November 2, 2017
Reports of employees taking a sick day to watch a baseball game or engage in some other leisure activity are legion. In fact, the improper use of sick leave is often viewed as “a fact of life,” but employers have a legitimate interest in preventing sick leave fraud and abuse. Indeed, unions and employees generally recognize the employer’s interest in ensuring the appropriate use of sick leave, but often disagree with employers on the best means of preventing fraud. In this session, experienced management and union lawyers will lay out the legal principles applicable to preventing sick leave abuse, while a medical expert will explain how health care professionals decide when someone needs time off work and address the issue of malingering.
- Sick leave: What medical information can employers legally require from employees taking one or two “sick days”? In Ontario, how will amendments to the Employment Standards Act prohibiting employers from requiring doctors’ notes from employees taking personal emergency leave affect the information that can be required from employees taking sick days?
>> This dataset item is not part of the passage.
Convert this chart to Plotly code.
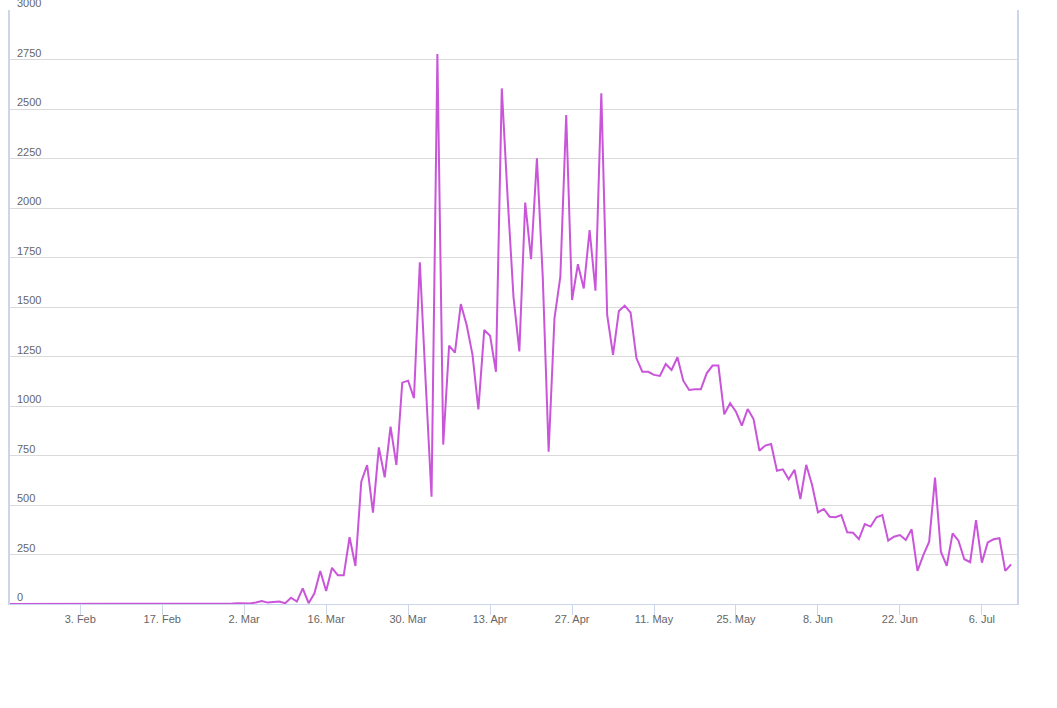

The Ontario Employment Standards Act will still permit employers to require employees to provide “evidence reasonable in the circumstances” that they are eligible for personal emergency leave, but what is “evidence reasonable in the circumstances” if not a doctor’s note? Is it legitimate for employees to use available sick days as “mental health days,” i.e. days off work to reduce stress and possibly prevent the aggravation of a mental health condition? If so, what evidence, if any, can substantiate the need for such an absence? How does the information required to justify longer absences – i.e. those necessitating the use of several weeks of “sick days” or application for short-term or long-term disability benefits – differ from the information required to justify an occasional sick day or two? Is it legitimate for employees to use available sick days to take care of sick children? What practical steps can managers take to encourage employees to make appropriate use of sick leave? In promoting appropriate use of sick leave, should employers encourage employees to stay home if they are not feeling well instead of coming into work ill? What must employers do to protect employee privacy in the context of sick leave? Can an employer tell co-workers why an employee is not at work?
- Invisible disabilities, stigma, and malingering: How can employers prevent sick leave fraud without violating employees’ privacy and human rights? Is increased skepticism of claims for ailments characterized by “subjective” complaints and symptoms – such as mental disorders, chronic pain, and chronic fatigue – warranted, or does skepticism reflect a discriminatory attitude? Are there “gold-standard” diagnostic tests or evaluations for these disorders that can alleviate concerns regarding the legitimacy of employee claims that they cannot work as a result of one or more of these disorders? Alternatively, are there well-recognized and effective tests that specifically determine whether an employee is malingering? How severe must one of these disorders be before sick leave or disability benefits are justified? Must an employee be completely unable to work? If an employee off work for an “invisible disability” is observed socializing or shopping or doing yard work, is the employee’s activity evidence of sick leave fraud? When, if ever, is it appropriate for an employer to conduct covert surveillance of an employee suspected of sick leave fraud? Will arbitrators invariably uphold the termination of an employee who has abused sick leave? What is the potential liability of an employer who unjustly accuses an employee of sick leave or disability benefit fraud?
- Return to work: What are the obligations of the employer, the union, and the insurer (if applicable) to an employee who has been absent from work due to illness for a substantial period? What obligation do any or all of these parties have to contact the employee for updated medical information or to facilitate a return to work? Where is the line between maintaining appropriate contact to receive medical information necessary to assess return to work and accommodation options on the one hand and harassing an employee on the other? Do unions breach their duty of fair representation if they do not maintain communication with members regarding their fitness to work, possible accommodations and return to work?